DATA PROVIDED.
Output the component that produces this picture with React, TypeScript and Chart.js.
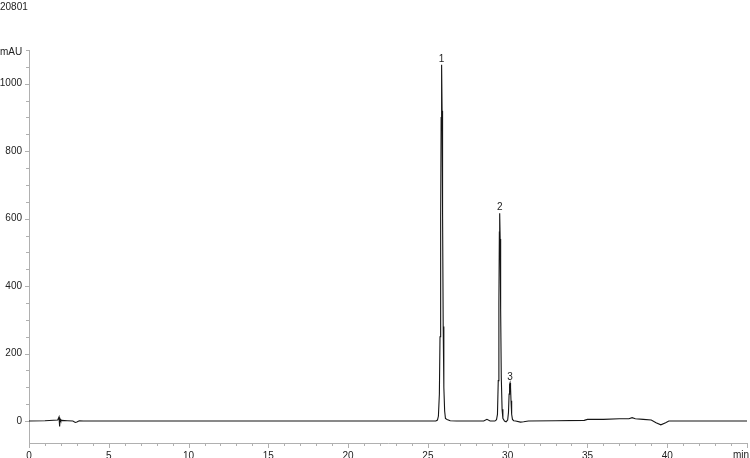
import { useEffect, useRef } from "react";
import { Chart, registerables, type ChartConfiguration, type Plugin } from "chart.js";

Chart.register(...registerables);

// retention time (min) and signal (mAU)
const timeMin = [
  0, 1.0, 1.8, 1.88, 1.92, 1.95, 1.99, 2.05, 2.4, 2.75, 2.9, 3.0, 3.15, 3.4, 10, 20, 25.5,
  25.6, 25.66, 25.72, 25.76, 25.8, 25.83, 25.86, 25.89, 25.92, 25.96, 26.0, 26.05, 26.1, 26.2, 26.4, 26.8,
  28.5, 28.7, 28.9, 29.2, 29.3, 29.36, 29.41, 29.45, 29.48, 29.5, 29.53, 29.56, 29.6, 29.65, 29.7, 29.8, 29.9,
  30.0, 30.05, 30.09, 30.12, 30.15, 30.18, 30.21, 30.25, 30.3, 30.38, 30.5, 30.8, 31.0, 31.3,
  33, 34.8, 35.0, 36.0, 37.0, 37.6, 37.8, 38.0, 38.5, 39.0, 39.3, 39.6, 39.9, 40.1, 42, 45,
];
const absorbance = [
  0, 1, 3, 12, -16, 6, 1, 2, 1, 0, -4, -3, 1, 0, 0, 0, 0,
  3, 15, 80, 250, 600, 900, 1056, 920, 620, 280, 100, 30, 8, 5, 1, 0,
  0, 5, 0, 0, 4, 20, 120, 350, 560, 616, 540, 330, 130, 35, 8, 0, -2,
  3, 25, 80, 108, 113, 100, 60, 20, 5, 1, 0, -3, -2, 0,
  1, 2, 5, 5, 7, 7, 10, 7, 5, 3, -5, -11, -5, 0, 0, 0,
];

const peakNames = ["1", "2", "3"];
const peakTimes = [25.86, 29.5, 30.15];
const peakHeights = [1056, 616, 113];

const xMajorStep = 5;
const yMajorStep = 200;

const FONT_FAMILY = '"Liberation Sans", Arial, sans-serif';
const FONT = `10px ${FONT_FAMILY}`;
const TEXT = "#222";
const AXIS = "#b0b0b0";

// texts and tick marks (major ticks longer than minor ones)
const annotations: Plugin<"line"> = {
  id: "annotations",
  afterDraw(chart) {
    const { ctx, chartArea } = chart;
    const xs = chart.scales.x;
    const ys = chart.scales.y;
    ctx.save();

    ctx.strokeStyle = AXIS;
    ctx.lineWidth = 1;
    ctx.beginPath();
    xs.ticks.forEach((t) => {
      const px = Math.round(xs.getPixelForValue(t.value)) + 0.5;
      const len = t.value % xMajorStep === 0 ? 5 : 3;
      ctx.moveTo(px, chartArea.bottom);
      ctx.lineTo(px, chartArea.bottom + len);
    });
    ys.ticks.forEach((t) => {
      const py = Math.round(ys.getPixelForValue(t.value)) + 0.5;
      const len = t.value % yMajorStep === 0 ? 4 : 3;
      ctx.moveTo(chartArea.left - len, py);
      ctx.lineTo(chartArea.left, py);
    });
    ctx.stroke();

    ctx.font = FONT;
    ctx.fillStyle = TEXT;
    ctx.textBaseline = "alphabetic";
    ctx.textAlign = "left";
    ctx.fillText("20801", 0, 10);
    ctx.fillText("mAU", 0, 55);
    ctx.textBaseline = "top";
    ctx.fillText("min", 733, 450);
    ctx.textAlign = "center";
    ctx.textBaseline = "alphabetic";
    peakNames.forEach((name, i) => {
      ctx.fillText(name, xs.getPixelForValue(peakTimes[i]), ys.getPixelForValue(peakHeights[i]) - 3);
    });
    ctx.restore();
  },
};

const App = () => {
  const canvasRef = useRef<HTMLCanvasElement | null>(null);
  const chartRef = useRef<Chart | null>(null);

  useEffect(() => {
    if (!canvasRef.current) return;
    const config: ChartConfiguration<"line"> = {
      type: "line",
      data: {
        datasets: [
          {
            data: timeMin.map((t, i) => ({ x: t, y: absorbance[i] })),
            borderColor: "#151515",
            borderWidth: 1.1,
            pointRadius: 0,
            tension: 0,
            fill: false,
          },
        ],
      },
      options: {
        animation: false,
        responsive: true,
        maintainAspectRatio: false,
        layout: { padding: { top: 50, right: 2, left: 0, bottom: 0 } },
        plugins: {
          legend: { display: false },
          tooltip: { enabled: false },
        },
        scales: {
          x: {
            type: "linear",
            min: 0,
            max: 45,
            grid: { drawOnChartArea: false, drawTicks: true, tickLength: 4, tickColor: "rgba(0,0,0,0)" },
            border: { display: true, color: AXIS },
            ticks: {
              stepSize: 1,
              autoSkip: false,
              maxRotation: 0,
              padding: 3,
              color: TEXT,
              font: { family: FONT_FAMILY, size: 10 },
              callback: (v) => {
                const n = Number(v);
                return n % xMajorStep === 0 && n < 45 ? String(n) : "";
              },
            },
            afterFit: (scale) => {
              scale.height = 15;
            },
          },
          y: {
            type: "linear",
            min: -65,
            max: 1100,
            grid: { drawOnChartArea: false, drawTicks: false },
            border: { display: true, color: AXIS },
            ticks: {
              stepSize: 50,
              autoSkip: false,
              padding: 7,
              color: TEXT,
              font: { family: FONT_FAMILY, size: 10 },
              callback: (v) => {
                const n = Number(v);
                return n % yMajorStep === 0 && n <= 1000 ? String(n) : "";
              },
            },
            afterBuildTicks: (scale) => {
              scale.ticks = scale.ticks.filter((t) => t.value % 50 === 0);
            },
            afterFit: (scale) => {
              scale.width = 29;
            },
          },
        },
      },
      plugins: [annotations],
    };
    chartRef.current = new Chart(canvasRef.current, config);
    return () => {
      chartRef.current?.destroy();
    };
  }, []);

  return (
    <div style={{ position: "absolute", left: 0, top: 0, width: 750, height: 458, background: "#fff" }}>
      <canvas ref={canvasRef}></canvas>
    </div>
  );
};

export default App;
==
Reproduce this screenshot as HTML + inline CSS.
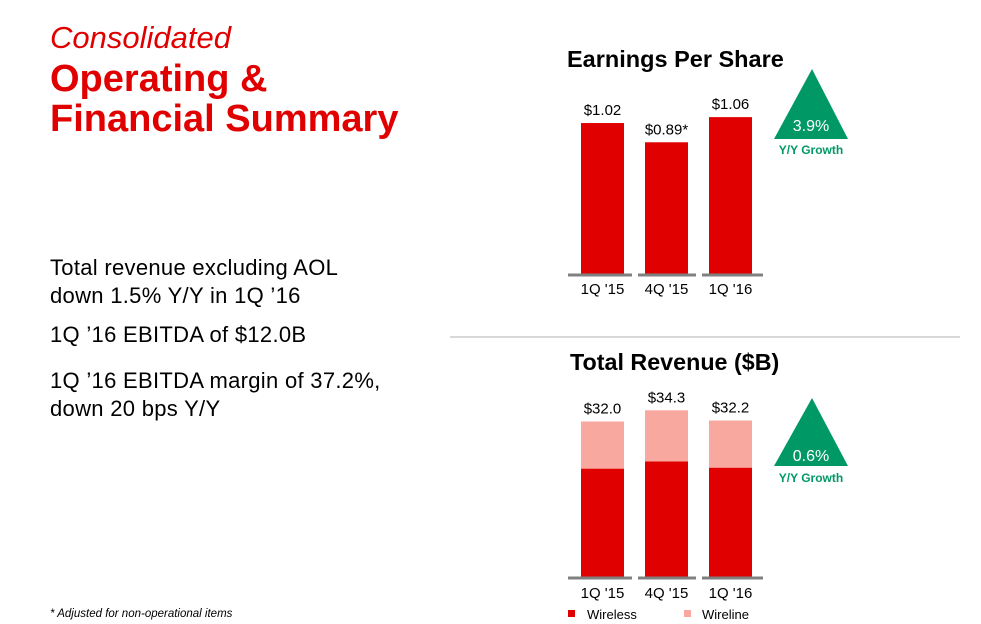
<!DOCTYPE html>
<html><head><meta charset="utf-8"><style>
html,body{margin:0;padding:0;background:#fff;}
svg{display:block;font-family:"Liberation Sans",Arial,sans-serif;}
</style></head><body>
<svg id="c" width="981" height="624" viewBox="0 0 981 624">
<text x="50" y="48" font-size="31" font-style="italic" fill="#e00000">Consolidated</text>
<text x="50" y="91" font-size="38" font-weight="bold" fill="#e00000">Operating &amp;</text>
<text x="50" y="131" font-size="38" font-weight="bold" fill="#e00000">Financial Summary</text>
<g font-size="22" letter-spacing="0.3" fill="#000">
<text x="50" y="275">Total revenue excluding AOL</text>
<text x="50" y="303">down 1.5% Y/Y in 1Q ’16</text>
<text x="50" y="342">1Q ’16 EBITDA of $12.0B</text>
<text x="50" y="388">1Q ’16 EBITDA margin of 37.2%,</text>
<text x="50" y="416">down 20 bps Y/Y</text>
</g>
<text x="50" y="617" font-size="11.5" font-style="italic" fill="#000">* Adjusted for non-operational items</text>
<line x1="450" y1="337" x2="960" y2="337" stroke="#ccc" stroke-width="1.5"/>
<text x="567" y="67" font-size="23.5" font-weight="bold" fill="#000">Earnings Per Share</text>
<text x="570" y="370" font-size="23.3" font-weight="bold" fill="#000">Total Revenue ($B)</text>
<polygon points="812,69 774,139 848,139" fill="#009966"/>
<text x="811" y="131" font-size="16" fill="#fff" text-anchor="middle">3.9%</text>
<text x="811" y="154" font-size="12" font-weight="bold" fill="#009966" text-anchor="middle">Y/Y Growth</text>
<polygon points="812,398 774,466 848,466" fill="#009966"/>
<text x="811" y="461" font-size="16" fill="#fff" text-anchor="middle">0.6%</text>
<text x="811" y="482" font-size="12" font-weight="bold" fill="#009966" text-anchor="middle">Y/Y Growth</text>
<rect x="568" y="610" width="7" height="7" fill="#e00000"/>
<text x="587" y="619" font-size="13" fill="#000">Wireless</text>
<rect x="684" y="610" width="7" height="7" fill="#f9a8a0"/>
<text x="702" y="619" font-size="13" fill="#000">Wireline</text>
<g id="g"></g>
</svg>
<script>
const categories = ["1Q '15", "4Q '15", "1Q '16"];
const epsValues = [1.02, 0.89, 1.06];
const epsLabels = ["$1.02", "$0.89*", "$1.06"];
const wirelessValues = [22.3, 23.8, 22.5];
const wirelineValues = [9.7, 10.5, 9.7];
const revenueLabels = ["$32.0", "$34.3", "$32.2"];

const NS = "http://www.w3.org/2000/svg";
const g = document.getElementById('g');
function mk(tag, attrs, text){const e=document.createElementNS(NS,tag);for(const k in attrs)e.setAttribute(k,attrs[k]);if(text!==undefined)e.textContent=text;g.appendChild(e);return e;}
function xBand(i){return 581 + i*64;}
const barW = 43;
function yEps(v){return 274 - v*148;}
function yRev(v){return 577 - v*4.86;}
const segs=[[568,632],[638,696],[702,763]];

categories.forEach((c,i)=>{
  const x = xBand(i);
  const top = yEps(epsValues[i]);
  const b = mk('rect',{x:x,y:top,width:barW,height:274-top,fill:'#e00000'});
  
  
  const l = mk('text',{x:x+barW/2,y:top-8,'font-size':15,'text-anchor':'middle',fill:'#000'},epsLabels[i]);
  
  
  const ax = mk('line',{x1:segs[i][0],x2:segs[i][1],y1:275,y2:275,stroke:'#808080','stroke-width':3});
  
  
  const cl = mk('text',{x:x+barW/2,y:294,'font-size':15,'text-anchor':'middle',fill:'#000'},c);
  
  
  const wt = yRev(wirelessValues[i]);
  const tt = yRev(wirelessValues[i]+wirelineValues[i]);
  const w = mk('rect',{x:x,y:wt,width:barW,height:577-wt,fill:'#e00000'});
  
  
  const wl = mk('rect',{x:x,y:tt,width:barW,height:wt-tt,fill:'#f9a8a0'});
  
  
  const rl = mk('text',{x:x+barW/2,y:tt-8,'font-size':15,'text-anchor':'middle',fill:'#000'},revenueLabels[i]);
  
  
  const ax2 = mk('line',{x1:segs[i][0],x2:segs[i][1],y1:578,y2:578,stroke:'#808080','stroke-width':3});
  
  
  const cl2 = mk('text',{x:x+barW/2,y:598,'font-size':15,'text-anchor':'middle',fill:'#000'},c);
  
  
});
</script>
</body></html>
==
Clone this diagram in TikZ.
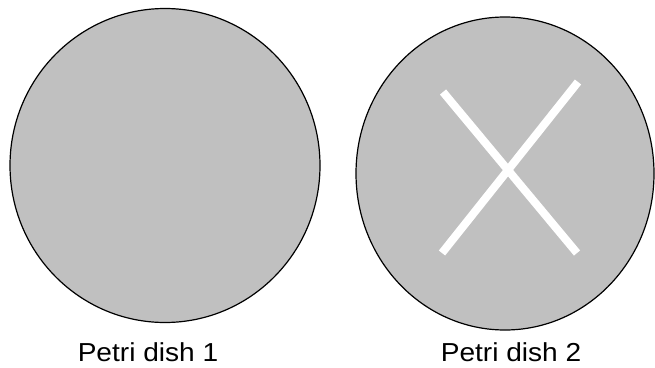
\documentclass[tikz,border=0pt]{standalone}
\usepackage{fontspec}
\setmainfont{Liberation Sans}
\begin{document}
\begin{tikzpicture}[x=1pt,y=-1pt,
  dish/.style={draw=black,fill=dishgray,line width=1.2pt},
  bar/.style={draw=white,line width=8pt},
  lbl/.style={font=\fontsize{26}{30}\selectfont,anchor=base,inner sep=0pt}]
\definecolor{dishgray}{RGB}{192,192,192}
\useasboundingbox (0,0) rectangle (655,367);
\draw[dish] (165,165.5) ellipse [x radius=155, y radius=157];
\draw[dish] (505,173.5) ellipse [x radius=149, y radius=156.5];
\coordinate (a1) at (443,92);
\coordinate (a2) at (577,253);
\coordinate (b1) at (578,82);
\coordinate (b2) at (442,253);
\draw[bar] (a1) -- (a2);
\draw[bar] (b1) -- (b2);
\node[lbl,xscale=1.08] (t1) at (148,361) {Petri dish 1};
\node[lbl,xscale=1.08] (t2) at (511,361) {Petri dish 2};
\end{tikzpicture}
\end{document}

TASK INSTRUCTIONS. Of all the lines above, how many contain "this"? Give the number and nothing more.

EXPECTED ANSWER. 3